Jacques Monory, Death Valley n°1, 1974. Photo Augustin de Valence © Jacques Monory / Adagp Paris 2020
Jacques Monory
From 1 July to 1 November 2020, La Fondation Maeght presented an exceptional exhibition of the artist Jacques Monory. This exhibition revisited sixty years of the career of the most narrative member of the Figuration Narrative movement.
Guest curator: Laurence d’Ist, art historian, author and exhibition curator.

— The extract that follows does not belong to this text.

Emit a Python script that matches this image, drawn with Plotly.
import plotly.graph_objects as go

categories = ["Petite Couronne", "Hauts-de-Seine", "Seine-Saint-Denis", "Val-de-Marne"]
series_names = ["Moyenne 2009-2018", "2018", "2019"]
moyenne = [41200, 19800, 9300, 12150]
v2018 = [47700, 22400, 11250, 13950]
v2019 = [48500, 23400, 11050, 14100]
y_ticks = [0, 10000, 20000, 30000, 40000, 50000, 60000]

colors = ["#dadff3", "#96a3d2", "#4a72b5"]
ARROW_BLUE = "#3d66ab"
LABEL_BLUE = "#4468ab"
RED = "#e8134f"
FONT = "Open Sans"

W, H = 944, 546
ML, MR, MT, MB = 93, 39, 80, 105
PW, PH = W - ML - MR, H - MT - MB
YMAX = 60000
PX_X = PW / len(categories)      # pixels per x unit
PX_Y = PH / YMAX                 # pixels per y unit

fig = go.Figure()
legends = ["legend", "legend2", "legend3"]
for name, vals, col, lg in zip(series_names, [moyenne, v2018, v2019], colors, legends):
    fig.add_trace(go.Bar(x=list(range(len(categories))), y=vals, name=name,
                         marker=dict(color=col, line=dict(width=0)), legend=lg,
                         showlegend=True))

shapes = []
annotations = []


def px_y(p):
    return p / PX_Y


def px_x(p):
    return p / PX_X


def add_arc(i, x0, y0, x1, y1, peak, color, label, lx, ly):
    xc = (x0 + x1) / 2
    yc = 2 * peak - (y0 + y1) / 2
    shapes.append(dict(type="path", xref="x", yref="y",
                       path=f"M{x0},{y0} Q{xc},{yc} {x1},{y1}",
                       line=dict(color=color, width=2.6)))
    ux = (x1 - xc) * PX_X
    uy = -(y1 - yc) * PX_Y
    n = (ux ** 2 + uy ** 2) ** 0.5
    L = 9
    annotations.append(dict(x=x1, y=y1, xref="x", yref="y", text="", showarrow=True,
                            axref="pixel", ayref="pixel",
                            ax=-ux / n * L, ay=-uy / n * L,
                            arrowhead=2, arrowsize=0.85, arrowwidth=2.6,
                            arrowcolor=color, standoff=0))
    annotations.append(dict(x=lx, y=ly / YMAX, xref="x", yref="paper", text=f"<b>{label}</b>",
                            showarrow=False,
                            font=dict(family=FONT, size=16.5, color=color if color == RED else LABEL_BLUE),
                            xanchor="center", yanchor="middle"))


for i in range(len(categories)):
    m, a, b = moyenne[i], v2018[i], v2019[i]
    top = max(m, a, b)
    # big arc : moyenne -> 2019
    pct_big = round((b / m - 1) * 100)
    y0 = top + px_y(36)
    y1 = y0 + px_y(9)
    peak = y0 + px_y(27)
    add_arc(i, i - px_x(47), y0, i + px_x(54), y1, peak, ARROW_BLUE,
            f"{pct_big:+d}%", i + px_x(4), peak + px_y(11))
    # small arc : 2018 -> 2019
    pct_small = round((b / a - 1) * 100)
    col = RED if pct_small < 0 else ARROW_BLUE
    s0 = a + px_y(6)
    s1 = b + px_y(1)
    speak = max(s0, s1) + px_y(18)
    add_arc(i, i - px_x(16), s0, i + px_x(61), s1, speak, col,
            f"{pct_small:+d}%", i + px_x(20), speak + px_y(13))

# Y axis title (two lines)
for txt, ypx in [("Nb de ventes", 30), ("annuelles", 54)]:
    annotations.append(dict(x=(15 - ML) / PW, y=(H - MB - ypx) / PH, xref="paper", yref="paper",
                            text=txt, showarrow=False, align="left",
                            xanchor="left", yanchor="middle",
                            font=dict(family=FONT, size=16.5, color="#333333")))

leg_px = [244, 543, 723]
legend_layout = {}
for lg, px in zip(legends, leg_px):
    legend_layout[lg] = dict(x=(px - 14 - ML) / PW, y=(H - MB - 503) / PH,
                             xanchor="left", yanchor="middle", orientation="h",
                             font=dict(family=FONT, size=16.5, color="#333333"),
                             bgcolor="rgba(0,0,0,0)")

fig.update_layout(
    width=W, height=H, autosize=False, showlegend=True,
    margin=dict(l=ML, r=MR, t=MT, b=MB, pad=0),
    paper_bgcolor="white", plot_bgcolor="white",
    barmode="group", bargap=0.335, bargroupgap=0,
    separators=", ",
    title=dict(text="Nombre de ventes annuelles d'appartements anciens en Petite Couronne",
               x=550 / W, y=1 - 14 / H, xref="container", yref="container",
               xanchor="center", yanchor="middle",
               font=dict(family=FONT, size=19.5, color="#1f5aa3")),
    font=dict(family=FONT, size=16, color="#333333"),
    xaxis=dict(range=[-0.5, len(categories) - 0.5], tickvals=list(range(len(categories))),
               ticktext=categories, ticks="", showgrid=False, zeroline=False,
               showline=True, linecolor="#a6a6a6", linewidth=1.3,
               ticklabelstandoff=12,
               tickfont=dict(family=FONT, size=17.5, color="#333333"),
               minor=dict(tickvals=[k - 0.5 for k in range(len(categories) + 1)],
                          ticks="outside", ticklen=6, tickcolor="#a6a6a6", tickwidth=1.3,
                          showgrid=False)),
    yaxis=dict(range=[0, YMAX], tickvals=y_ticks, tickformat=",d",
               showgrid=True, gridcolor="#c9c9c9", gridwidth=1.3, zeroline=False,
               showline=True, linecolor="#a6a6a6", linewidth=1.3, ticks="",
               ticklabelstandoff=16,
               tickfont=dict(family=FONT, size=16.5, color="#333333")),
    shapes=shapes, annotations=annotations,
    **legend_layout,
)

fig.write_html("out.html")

Simply entitled “Jacques Monory”, the exhibition presented sixty years of his career and revisits the work of this major Figuration Narrative artist, in constant tension between modernity and the singularity of the blue that made him famous. Organized by Laurence d’Ist, curator of the exhibition, this overview followed a non-chronological path that attempts, from one room to the next, to make the most of the echoes of and deviations from this singular work that deserves revisiting.

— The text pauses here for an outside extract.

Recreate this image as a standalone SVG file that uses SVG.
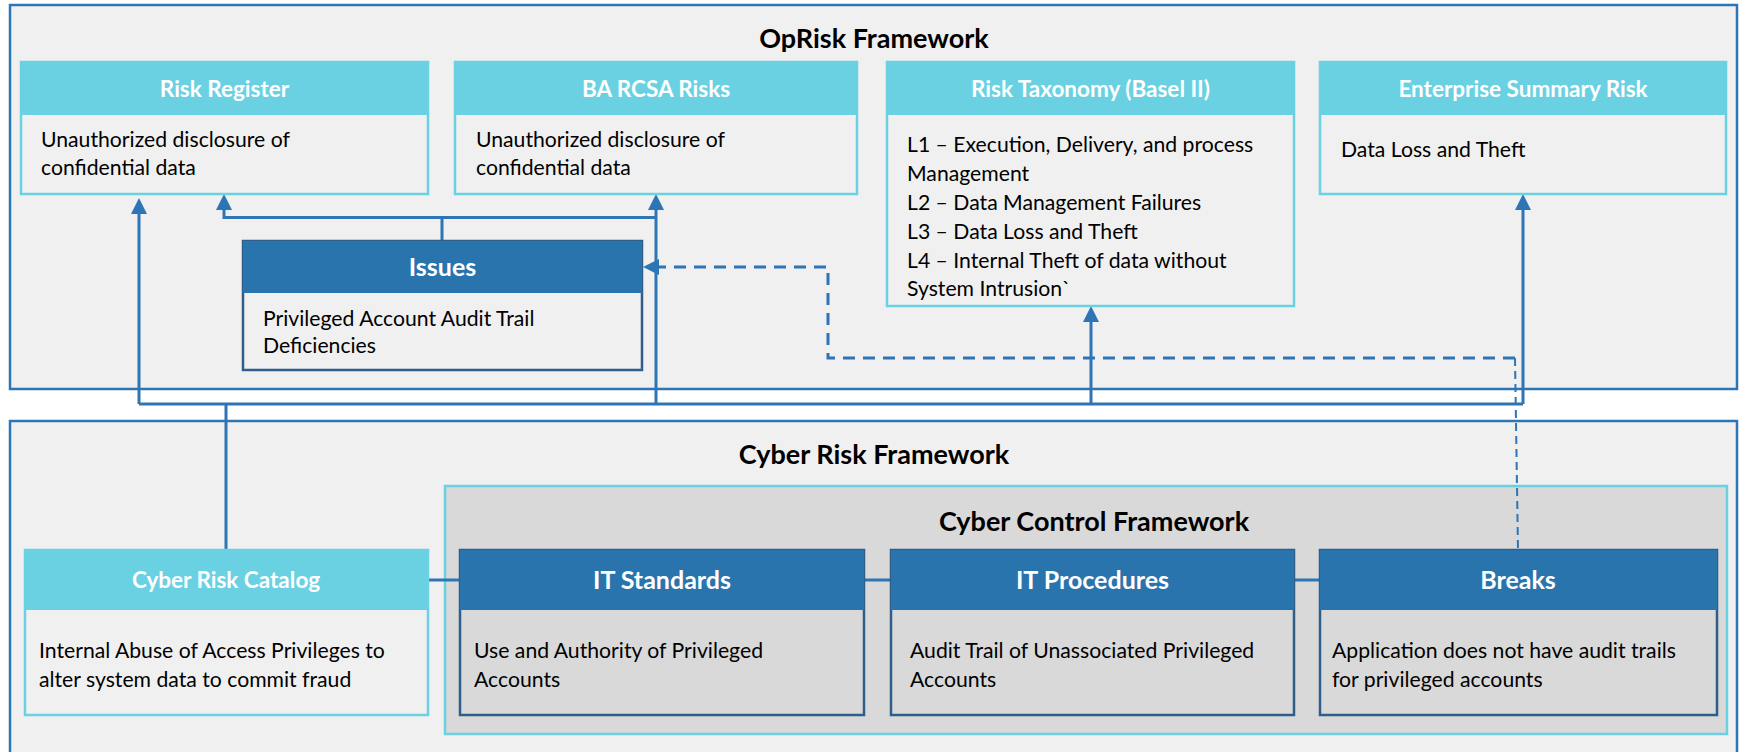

Out of all the Figuration Narrative painters, Monory was no doubt the only one to be fully narrative. Sometimes hyperrealist, the enigmatic scenes that he painted and juxtaposed to form a sort of haunted diary of a painter who questioned the world’s reality every day. The blue that made him famous, whether monochrome or with other colors in the spectrum, is the color of this doubt. It acts as a dreamlike veil and establishes a certain distance.

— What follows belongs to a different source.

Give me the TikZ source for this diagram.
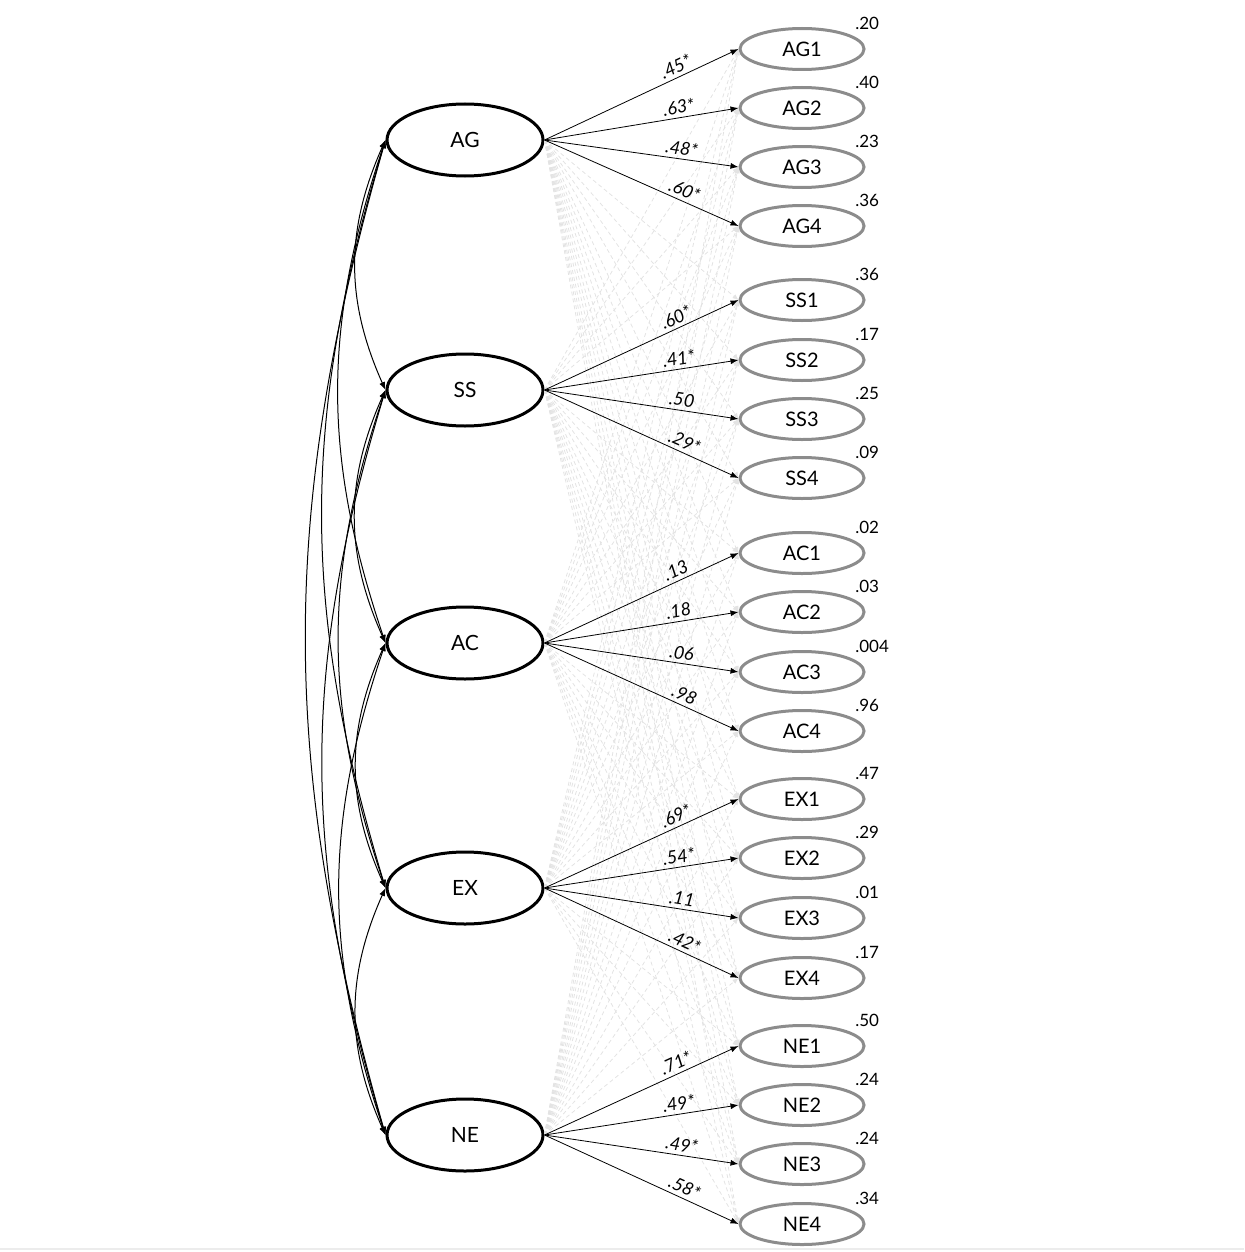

Borrowing from the cinema – and notably the thrillers of the 1950s – as well as from photography and imaging, Monory’s painting, frequently in large formats and often including objects, forms a sort of accelerated carrousel, sometimes with nearly ecstatic stasis: urban landscapes and wide expanses of nature, romantic visions and dramatic images from the news or contemporary history alternate with each other or come together. Fundamental pessimism, tinted with dark humor, coexists with a fascination for the void.
Monory does not give any lessons, he questions himself and he questions us: how do we live in a violent, unreasonable, illogical, surprising and often fake world? His painting, which reflects a modernity whose violence he conjures up by letting it run wild, comes back to us today like a slap upside the head, like a very long film from which we would like to be able to isolate each frame while letting ourselves get swept away by the power of his merciless editing.